Pence labeled Trump and other Republicans as advocating a “dangerous form of isolationism” that amounted to “appeasement.”
“Some Republican candidates, my former running mate included, are abandoning the traditional conservative positions on foreign policy and embracing a new and dangerous form of isolationism,” the former vice president said, presenting his foreign policy platform at the Hudson Institute in Washington.
Pence’s criticism against his opponents followed a speech he gave earlier this month urging Republicans to remain true to traditional conservative principles rather than follow Trump’s populism.
But the vice president’s speech also spoke to the specific issue facing the GOP, which is increasingly fractured over American support for Ukraine to push back against Russian aggression.
While a minority of House Republicans are outspoken against any American support to Ukraine, both military and financial, they are part of a larger group that is threatening a government shutdown aimed at reining in federal spending and that cuts out assistance for Kyiv.
Trump, as the leading GOP presidential candidate, has expressed skepticism about continued American support for Ukraine and said he would negotiate directly with Russian President Vladimir Putin, but has provided few details on what he would say to the Russian leader.
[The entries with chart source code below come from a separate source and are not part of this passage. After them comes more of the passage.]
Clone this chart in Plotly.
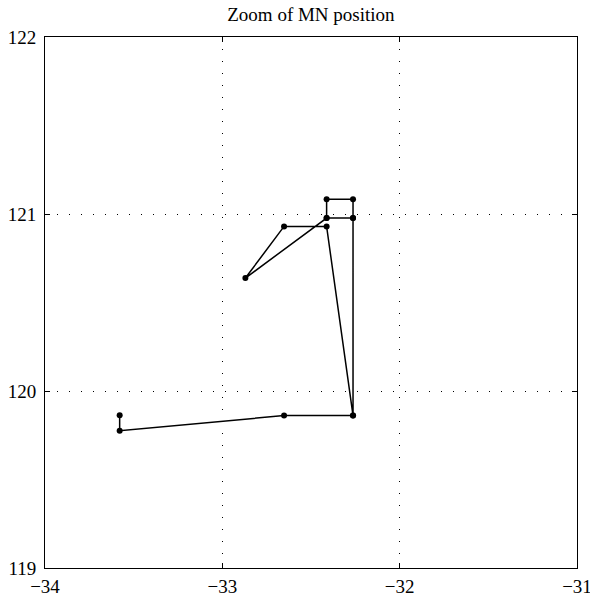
import plotly.graph_objects as go

# MN position track (x, y), in traversal order
xs = [-33.579, -33.579, -32.652, -32.263, -32.263, -32.412, -32.870, -32.652,
      -32.412, -32.263, -32.263, -32.263, -32.412, -32.412]
ys = [119.863, 119.776, 119.861, 119.861, 120.977, 120.977, 120.638, 120.930,
      120.930, 119.861, 120.977, 121.083, 121.083, 120.977]

x_ticks = [-34, -33, -32, -31]
y_ticks = [119, 120, 121, 122]

fig = go.Figure()
fig.add_trace(go.Scatter(
    x=xs, y=ys, mode="lines+markers",
    line=dict(color="black", width=1.5),
    marker=dict(color="black", size=6),
    showlegend=False,
))

FAM = "Liberation Serif"
font = dict(family=FAM, size=19, color="black")

axis_common = dict(
    showline=True, linecolor="black", linewidth=1, mirror="allticks",
    ticks="inside", ticklen=5, tickcolor="black",
    showgrid=True, gridcolor="black", griddash="1px,11px", gridwidth=1,
    zeroline=False, tickfont=font, automargin=False,
    ticklabeloverflow="allow",
)

fig.update_layout(
    width=590, height=597,
    margin=dict(l=45, r=13, t=37, b=29, autoexpand=False),
    paper_bgcolor="white", plot_bgcolor="white",
    title=dict(text="Zoom of MN position", x=0.527, xanchor="center",
               y=0.976, yanchor="middle",
               font=dict(family=FAM, size=19, color="black")),
    xaxis=dict(range=[-34, -31], tickvals=x_ticks, ticklabelstandoff=1, **axis_common),
    yaxis=dict(range=[119, 122], tickvals=y_ticks, ticklabelstandoff=4, **axis_common),
)

fig.write_html("out.html")
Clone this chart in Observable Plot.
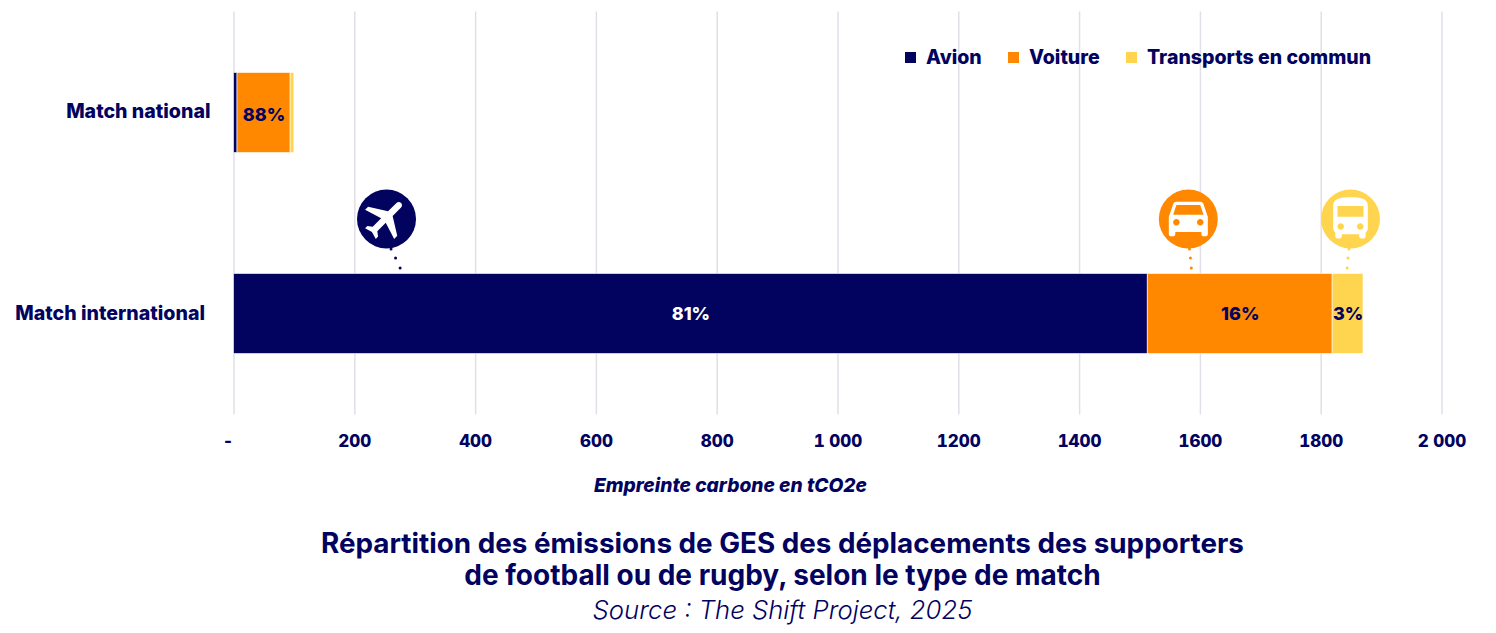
<!DOCTYPE html>
<html lang="fr">
<head>
<meta charset="utf-8">
<script src="https://cdn.jsdelivr.net/npm/d3@7"></script>
<script src="https://cdn.jsdelivr.net/npm/@observablehq/plot@0.6"></script>
<style>
html,body{margin:0;padding:0;background:#fff;overflow:hidden}
#root{position:relative;width:1496px;height:633px;font-family:Inter,sans-serif;color:#02025f}
#root svg{position:absolute;left:0;top:0;overflow:visible}
.abs{position:absolute;white-space:nowrap}
#legend span.t{position:absolute;top:0;font-weight:800;font-size:19.55px;line-height:22px}
#legend i{position:absolute;top:6px;width:11px;height:11px}
</style>
</head>
<body>
<div id="root"></div>
<script>
const matches = ["Match national", "Match international"];
const modes = ["Avion", "Voiture", "Transports en commun"];
const colors = ["#02025f", "#ff8800", "#ffd54f"];
const nationalValues = [5.8, 88, 6];
const internationalValues = [1513, 306, 51];
const nationalLabels = [null, "88%", null];
const internationalLabels = ["81%", "16%", "3%"];
const xTicks = [0, 200, 400, 600, 800, 1000, 1200, 1400, 1600, 1800, 2000];
const iconX = [252.5, 1580, 1848.5];
const leaderNear = [260, 1582, 1846];
const leaderMid = [267.5, 1583.5, 1844.5];
const leaderFar = [275, 1585, 1843];
const xLabel = "Empreinte carbone en tCO2e";
const titleLines = ["Répartition des émissions de GES des déplacements des supporters", "de football ou de rugby, selon le type de match"];
const sourceLine = "Source : The Shift Project, 2025";

const navy = colors[0];
const rows = [
  ...modes.map((mode, i) => ({match: matches[0], mode, value: nationalValues[i], label: nationalLabels[i]})),
  ...modes.map((mode, i) => ({match: matches[1], mode, value: internationalValues[i], label: internationalLabels[i]}))
];

const svgIcon = (inner) => "data:image/svg+xml;utf8," + encodeURIComponent(
  `<svg xmlns="http://www.w3.org/2000/svg" viewBox="0 0 24 24"><g fill="#fff">${inner}</g></svg>`);
const glyphs = [
  svgIcon('<path transform="rotate(45 12 12)" d="M21 16v-2l-8-5V3.5c0-.83-.67-1.5-1.5-1.5S10 2.67 10 3.5V9l-8 5v2l8-2.5V19l-2 1.5V22l3.5-1 3.5 1v-1.5L13 19v-5.5l8 2.5z"/>'),
  svgIcon('<path transform="translate(0 -1)" d="M18.92 6.01C18.72 5.42 18.16 5 17.5 5h-11c-.66 0-1.21.42-1.42 1.01L3 12v8c0 .55.45 1 1 1h1c.55 0 1-.45 1-1v-1h12v1c0 .55.45 1 1 1h1c.55 0 1-.45 1-1v-8l-2.08-5.99zM6.5 16c-.83 0-1.5-.67-1.5-1.5S5.67 13 6.5 13s1.5.67 1.5 1.5S7.33 16 6.5 16zm11 0c-.83 0-1.5-.67-1.5-1.5s.67-1.5 1.5-1.5 1.5.67 1.5 1.5-.67 1.5-1.5 1.5zM5 11l1.5-4.5h11L19 11H5z"/>'),
  svgIcon('<path d="M4 16c0 .88.39 1.67 1 2.22V20c0 .55.45 1 1 1h1c.55 0 1-.45 1-1v-1h8v1c0 .55.45 1 1 1h1c.55 0 1-.45 1-1v-1.78c.61-.55 1-1.34 1-2.22V6c0-3.5-3.58-4-8-4s-8 .5-8 4v10zm3.5 1c-.83 0-1.5-.67-1.5-1.5S6.67 14 7.5 14s1.5.67 1.5 1.5S8.33 17 7.5 17zm9 0c-.83 0-1.5-.67-1.5-1.5s.67-1.5 1.5-1.5 1.5.67 1.5 1.5-.67 1.5-1.5 1.5zm1.5-6H6V6h12v5z"/>')
];
const icons = modes.map((mode, i) => ({match: matches[1], mode, x: iconX[i], src: glyphs[i]}));
const leaderMark = (values, dy) => Plot.dot(
  modes.map((mode, i) => ({match: matches[1], mode, x: values[i]})),
  {x: "x", y: "match", fill: "mode", r: 1.5, dy});

const tickFmt = d => d === 0 ? "-" : d === 2000 ? "2 000" : d === 1000 ? "1 000" : String(d);
const axisStyle = {anchor: "bottom", tickSize: 0, tickPadding: 20, label: null, tickFormat: tickFmt,
  fontSize: 17, fontWeight: 800, fill: navy, color: navy};
const catStyle = {tickSize: 0, label: null, fontSize: 19.6, fontWeight: 800, fill: navy};
const pctText = (match, text, fill, dy) => Plot.text(rows.filter(d => d.match === match), Plot.stackX({
  x: "value", y: "match", z: "mode", order: null, text, fontSize: 18, fontWeight: 800, fill, dy}));

const chart = Plot.plot({
  width: 1496,
  height: 460,
  marginLeft: 233.5,
  marginRight: 54.5,
  marginTop: 11.5,
  marginBottom: 45.5,
  style: {fontFamily: "Inter, sans-serif", background: "transparent", color: navy},
  x: {domain: [0, 2000], label: null},
  y: {domain: matches, label: null, padding: 0},
  color: {domain: modes, range: colors},
  marks: [
    Plot.gridX(xTicks, {stroke: "#e2dfe8", strokeOpacity: 1, strokeWidth: 1.5}),
    Plot.axisX(xTicks.filter(d => d !== 0), axisStyle),
    Plot.axisX([0], {...axisStyle, dx: -6}),
    Plot.axisY([matches[0]], {...catStyle, tickPadding: 23.5, dy: -1}),
    Plot.axisY([matches[1]], {...catStyle, tickPadding: 29}),
    Plot.barX(rows, {x: "value", y: "match", z: "mode", fill: "mode", order: null, insetTop: 60.5, insetBottom: 60.5, stroke: "#fff", strokeWidth: 1, strokeOpacity: 0.6}),
    pctText(matches[0], "label", navy, 2),
    pctText(matches[1], d => d.label === "81%" ? null : d.label, navy, 0),
    pctText(matches[1], d => d.label === "81%" ? d.label : null, "#fff", 0),
    Plot.dot(icons, {x: "x", y: "match", fill: "mode", r: 29.5, dy: -95}),
    Plot.image(icons, {x: "x", y: "match", src: "src", width: 52, height: 52, dy: -95}),
    leaderMark(leaderNear, -65),
    leaderMark(leaderMid, -56),
    leaderMark(leaderFar, -46)
  ]
});
const root = document.getElementById("root");
root.appendChild(chart);

const addText = (text, css) => {
  const d = document.createElement("div");
  d.className = "abs";
  d.textContent = text;
  d.style.cssText = css;
  root.appendChild(d);
  return d;
};
// legend
const legend = document.createElement("div");
legend.id = "legend";
legend.className = "abs";
legend.style.cssText = "left:0;top:46px;width:1496px;height:22px";
const swatchLeft = [905, 1008, 1126];
const labelLeft = [926, 1029, 1147];
modes.forEach((m, i) => {
  const s = document.createElement("i");
  s.style.left = swatchLeft[i] + "px";
  s.style.background = colors[i];
  const t = document.createElement("span");
  t.className = "t";
  t.style.left = labelLeft[i] + "px";
  t.textContent = m;
  legend.append(s, t);
});
root.appendChild(legend);

addText(xLabel, "left:730.5px;top:473.5px;transform:translateX(-50%);font-size:19.2px;font-weight:800;font-style:italic;line-height:22px");
addText(titleLines[0], "left:782.5px;top:525.5px;transform:translateX(-50%);font-size:27.8px;font-weight:700;line-height:34px");
addText(titleLines[1], "left:782.5px;top:557.5px;transform:translateX(-50%);font-size:28px;font-weight:700;line-height:34px");
addText(sourceLine, "left:782.5px;top:594px;transform:translateX(-50%);font-size:25.7px;font-weight:300;font-style:italic;line-height:32px");
</script>
</body>
</html>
Pence took aim at these Republicans as “appeasers” and said allowing them to pull support for Ukraine would allow Putin to overrun the country and drag NATO into war.
“If I’m president of the United States, we will give the people of Ukraine the resources they need to defeat and repel the Russian invasion and reclaim their sovereignty,” Pence said in his speech.
Yet Pence maintained his position that an invitation for Ukraine to join NATO should not come until the country’s borders are fully restored, something that outgoing chairman of the Joint Chiefs of Staff, General Mark Milley, has warned is a “very high bar.”
Zelensky and eastern European NATO members have agitated for Ukraine joining the alliance as soon as possible and as the only guarantee for its future security.
“When I met with [Ukrainian] President Zelensky, I think that’s something they understand, that is something that ought to wait until the Russian invasion is expelled,” Pence told The Hill after his speech.
“I think we need to keep giving Ukraine the weapons they need to expel the Russian invasion, and then after that, once peace is secured, I’d strongly support welcoming them.”
The former vice president, in his speech, argued that holding back U.S. support for Ukraine would embolden China, which he labeled the greater challenge and, further arguing against voices promoting an isolationist America.
“You can either be tough on China, or you can be an isolationist — but you cannot be both,” he said in his speech.